A Spatiotemporal Causality Based Governance Framework for Noisy Urban Sensory Data

Urban sensing is one of the fundamental building blocks of urban computing. It uses various types of sensors deployed in different geospatial locations to continuously and cooperatively monitor the natural and cultural environment in urban areas. Nevertheless, issues such as uneven distribution, low sampling rate and high failure ratio of sensors often make their readings less reliable. This paper provides an innovative framework to detect the noise data as well as to repair them from a spatial-temporal causality perspective rather than to deal with them individually.
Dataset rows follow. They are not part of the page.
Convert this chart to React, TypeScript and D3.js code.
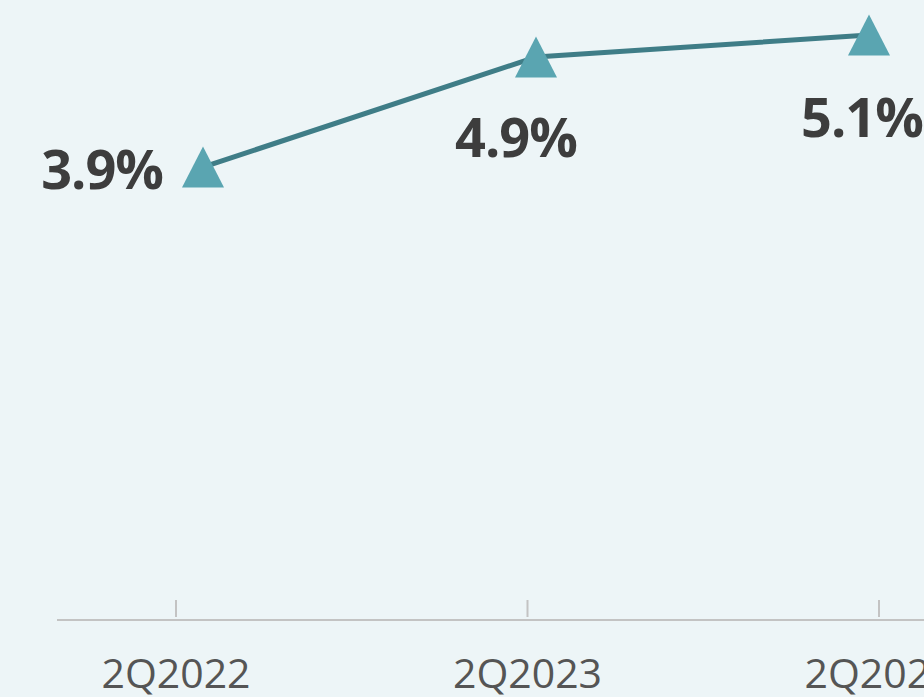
import React from "react";
import * as d3 from "d3";

const categories = ["2Q2022", "2Q2023", "2Q2024"];
const values = [3.9, 4.9, 5.1];
const valueLabels = ["3.9%", "4.9%", "5.1%"];

const W = 924;
const H = 697;
const BG = "#edf5f7";
const LINE = "#3f7d87";
const MARK = "#5aa5b1";
const TEXT = "#3d3d3d";
const AXIS_TEXT = "#555555";
const AXIS = "#c3c3c3";
const FONT = "'Open Sans', 'DejaVu Sans', sans-serif";

// label placement relative to each marker: [dx, dy, anchor]
const labelOffsets: [number, number, string][] = [
  [-40, 22, "end"],
  [-20, 100, "middle"],
  [-7, 102, "middle"],
];

const TRI_HALF_W = 21;
const TRI_HALF_H = 20.5;

export default function App() {
  const xTick = d3.scalePoint<string>().domain(categories).range([176, 879]);
  const xPt = d3.scalePoint<string>().domain(categories).range([203, 869]);
  const y = d3.scaleLinear().domain([0, 5.1]).range([596.5, 35]);

  const line = d3
    .line<number>()
    .x((_, i) => xPt(categories[i]) as number)
    .y((d) => y(d));

  const triPath = d3.path();
  triPath.moveTo(0, -TRI_HALF_H);
  triPath.lineTo(TRI_HALF_W, TRI_HALF_H);
  triPath.lineTo(-TRI_HALF_W, TRI_HALF_H);
  triPath.closePath();
  const tri = triPath.toString();

  return (
    <svg
      width={W}
      height={H}
      style={{ position: "absolute", left: 0, top: 0, background: BG }}
    >
      <rect x={0} y={0} width={W} height={H} fill={BG} />
      <line x1={57} x2={W} y1={620} y2={620} stroke={AXIS} strokeWidth={2} />
      {categories.map((c) => (
        <g key={c} transform={`translate(${xTick(c)},0)`}>
          <line y1={600} y2={617} stroke={AXIS} strokeWidth={2} />
          <text
            y={688}
            textAnchor="middle"
            fontFamily={FONT}
            fontSize={41}
            fill={AXIS_TEXT}
          >
            {c}
          </text>
        </g>
      ))}
      <path d={line(values) || ""} fill="none" stroke={LINE} strokeWidth={5} />
      {values.map((v, i) => {
        const cx = xPt(categories[i]) as number;
        const cy = y(v);
        return (
          <path
            key={i}
            d={tri}
            transform={`translate(${cx},${cy})`}
            fill={MARK}
          />
        );
      })}
      {values.map((v, i) => {
        const cx = xPt(categories[i]) as number;
        const cy = y(v);
        const [dx, dy, anchor] = labelOffsets[i];
        return (
          <text
            key={i}
            x={cx + dx}
            y={cy + dy}
            textAnchor={anchor as any}
            fontFamily={FONT}
            fontWeight={700}
            fontSize={54}
            fill={TEXT}
            letterSpacing={-1}
          >
            {valueLabels[i]}
          </text>
        );
      })}
    </svg>
  );
}
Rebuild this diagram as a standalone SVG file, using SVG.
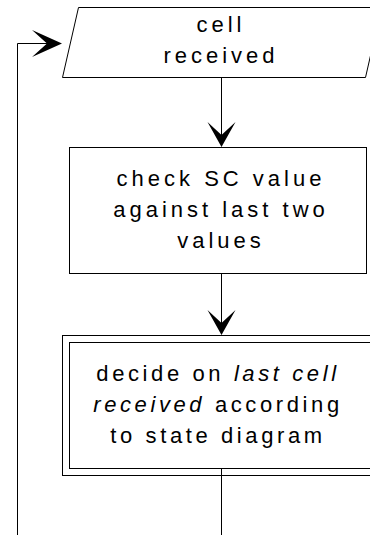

This can be achieved by connecting data through monitored objects, using the Skip-gram model to estimate spatial correlation and long short-term memory to estimate temporal correlation. The framework consists of three major modules: 1) a space embedded Bidirectional Long Short-Term Memory (BiLSTM)-based sequence labeling module to detect the noise data and the latent missing data; 2) a space embedded BiLSTM-based sequence predicting module calculating the value of the missing data; 3) an object characteristics fusion repairing module to correct the spatial and temporal dislocation sensory data. The approach is evaluated with real-world data collected by over 3 000 electronic traffic bayonet devices in a citywide scale of a medium-sized city in China, and the result is superior to those of several referenced approaches. With a 12.9% improvement in data accuracy over the raw data, the proposed framework plays a significant role in various real-world use cases in urban governance, such as criminal investigation, traffic violation monitoring, and equipment maintenance.